* _Problem requirements_: Both the line containing "Write the D3.js code for this chart." and the line containing "height = 400;" belong in the answer, along with every line between them; print exactly those.

* begin *

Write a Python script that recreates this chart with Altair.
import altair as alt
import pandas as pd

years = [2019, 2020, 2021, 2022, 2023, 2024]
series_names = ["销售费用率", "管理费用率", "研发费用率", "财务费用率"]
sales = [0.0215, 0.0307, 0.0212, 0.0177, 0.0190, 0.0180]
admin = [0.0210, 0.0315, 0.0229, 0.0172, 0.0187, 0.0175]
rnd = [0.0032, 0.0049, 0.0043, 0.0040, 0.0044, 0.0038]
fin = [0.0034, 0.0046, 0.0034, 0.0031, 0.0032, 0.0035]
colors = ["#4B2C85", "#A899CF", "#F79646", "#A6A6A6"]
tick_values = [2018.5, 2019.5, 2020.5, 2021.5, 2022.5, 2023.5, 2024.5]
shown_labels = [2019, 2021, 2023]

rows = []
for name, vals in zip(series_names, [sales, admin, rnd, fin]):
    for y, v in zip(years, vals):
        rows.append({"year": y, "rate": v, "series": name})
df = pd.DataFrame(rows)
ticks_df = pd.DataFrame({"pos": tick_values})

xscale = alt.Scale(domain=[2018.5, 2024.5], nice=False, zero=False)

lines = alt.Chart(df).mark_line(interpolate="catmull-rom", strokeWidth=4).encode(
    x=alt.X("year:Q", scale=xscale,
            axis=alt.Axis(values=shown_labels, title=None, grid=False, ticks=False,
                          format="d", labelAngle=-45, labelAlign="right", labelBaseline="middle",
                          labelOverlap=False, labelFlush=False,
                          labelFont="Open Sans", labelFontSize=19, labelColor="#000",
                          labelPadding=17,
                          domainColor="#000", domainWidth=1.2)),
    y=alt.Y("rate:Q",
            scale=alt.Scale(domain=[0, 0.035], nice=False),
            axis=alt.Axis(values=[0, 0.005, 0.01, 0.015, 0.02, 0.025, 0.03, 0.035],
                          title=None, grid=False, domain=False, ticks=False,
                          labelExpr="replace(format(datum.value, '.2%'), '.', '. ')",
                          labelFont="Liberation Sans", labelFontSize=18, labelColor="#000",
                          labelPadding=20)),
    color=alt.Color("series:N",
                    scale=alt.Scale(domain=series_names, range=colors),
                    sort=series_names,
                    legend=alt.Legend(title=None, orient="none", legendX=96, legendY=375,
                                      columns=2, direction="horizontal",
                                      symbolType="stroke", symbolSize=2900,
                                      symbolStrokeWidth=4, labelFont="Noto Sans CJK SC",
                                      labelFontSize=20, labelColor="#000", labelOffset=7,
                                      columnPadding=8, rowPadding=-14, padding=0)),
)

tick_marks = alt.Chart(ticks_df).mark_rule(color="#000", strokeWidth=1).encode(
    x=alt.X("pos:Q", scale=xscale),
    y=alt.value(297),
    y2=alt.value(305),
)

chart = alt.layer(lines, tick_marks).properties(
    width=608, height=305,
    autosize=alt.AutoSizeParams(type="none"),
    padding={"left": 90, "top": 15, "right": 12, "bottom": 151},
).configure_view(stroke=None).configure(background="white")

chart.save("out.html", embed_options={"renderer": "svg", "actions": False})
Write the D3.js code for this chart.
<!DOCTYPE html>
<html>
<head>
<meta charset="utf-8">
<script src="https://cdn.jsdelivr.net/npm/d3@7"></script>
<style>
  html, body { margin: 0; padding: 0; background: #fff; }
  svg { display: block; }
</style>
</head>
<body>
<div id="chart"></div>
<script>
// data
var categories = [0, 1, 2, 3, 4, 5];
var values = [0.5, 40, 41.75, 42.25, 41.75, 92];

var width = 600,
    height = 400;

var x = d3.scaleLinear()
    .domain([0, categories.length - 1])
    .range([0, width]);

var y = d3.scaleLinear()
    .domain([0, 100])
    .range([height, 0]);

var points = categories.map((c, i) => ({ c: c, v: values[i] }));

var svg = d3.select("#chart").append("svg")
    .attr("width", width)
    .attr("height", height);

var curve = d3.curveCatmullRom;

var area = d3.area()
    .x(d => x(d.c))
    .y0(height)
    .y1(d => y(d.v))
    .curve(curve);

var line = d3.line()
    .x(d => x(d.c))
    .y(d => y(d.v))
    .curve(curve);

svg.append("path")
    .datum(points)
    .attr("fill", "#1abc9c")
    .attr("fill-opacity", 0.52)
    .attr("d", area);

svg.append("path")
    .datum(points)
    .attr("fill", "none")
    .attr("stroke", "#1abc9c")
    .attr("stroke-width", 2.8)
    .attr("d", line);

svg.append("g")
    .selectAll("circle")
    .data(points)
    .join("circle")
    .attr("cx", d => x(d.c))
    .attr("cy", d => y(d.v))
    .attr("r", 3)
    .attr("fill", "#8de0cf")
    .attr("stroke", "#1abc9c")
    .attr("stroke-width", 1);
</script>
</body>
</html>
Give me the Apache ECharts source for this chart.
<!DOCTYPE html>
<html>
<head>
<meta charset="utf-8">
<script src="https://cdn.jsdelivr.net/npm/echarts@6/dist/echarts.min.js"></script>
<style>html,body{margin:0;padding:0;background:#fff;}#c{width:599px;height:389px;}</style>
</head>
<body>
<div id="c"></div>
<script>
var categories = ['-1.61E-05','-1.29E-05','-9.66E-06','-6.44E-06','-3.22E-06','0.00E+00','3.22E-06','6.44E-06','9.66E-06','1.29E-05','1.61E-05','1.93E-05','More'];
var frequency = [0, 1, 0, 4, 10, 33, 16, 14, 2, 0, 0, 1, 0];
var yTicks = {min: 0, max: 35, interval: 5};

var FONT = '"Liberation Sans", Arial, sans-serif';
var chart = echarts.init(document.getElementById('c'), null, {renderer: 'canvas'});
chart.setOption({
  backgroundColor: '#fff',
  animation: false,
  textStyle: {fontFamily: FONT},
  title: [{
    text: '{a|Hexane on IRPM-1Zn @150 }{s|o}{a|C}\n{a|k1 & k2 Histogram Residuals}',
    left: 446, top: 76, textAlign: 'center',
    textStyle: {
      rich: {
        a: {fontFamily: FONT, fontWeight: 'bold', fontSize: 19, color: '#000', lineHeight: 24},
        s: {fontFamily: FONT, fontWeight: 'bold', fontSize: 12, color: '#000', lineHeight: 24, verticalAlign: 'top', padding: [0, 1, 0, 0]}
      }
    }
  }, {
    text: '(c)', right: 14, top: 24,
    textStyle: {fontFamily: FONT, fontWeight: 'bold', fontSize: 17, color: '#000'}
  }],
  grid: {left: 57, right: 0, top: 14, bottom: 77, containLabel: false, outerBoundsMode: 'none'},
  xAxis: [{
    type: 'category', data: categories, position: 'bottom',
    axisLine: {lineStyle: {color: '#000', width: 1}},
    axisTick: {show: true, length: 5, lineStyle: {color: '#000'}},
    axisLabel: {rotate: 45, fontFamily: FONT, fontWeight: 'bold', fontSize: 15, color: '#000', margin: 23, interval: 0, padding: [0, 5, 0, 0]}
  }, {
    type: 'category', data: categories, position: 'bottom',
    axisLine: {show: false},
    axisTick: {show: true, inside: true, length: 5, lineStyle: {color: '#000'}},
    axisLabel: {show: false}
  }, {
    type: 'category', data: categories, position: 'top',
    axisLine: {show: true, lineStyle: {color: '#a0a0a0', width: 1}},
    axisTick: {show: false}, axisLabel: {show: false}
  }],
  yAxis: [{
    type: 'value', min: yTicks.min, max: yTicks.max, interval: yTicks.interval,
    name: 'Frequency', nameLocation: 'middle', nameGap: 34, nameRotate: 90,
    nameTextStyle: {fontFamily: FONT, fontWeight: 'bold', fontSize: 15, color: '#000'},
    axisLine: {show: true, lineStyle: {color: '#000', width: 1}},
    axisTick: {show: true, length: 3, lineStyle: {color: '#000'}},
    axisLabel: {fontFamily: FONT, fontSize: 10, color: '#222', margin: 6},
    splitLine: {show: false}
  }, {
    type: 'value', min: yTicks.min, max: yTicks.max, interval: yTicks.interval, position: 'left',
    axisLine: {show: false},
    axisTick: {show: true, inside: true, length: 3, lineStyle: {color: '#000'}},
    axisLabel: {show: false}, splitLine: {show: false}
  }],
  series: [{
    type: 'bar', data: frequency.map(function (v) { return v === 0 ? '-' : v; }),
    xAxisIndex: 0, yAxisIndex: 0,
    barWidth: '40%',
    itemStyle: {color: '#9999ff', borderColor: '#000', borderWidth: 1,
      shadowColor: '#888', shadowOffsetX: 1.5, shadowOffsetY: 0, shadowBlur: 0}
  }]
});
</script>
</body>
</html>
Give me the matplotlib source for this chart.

* end *

* _Written response_:
Write the D3.js code for this chart.
<!DOCTYPE html>
<html>
<head>
<meta charset="utf-8">
<script src="https://cdn.jsdelivr.net/npm/d3@7"></script>
<style>
  html, body { margin: 0; padding: 0; background: #fff; }
  svg { display: block; }
</style>
</head>
<body>
<div id="chart"></div>
<script>
// data
var categories = [0, 1, 2, 3, 4, 5];
var values = [0.5, 40, 41.75, 42.25, 41.75, 92];

var width = 600,
    height = 400;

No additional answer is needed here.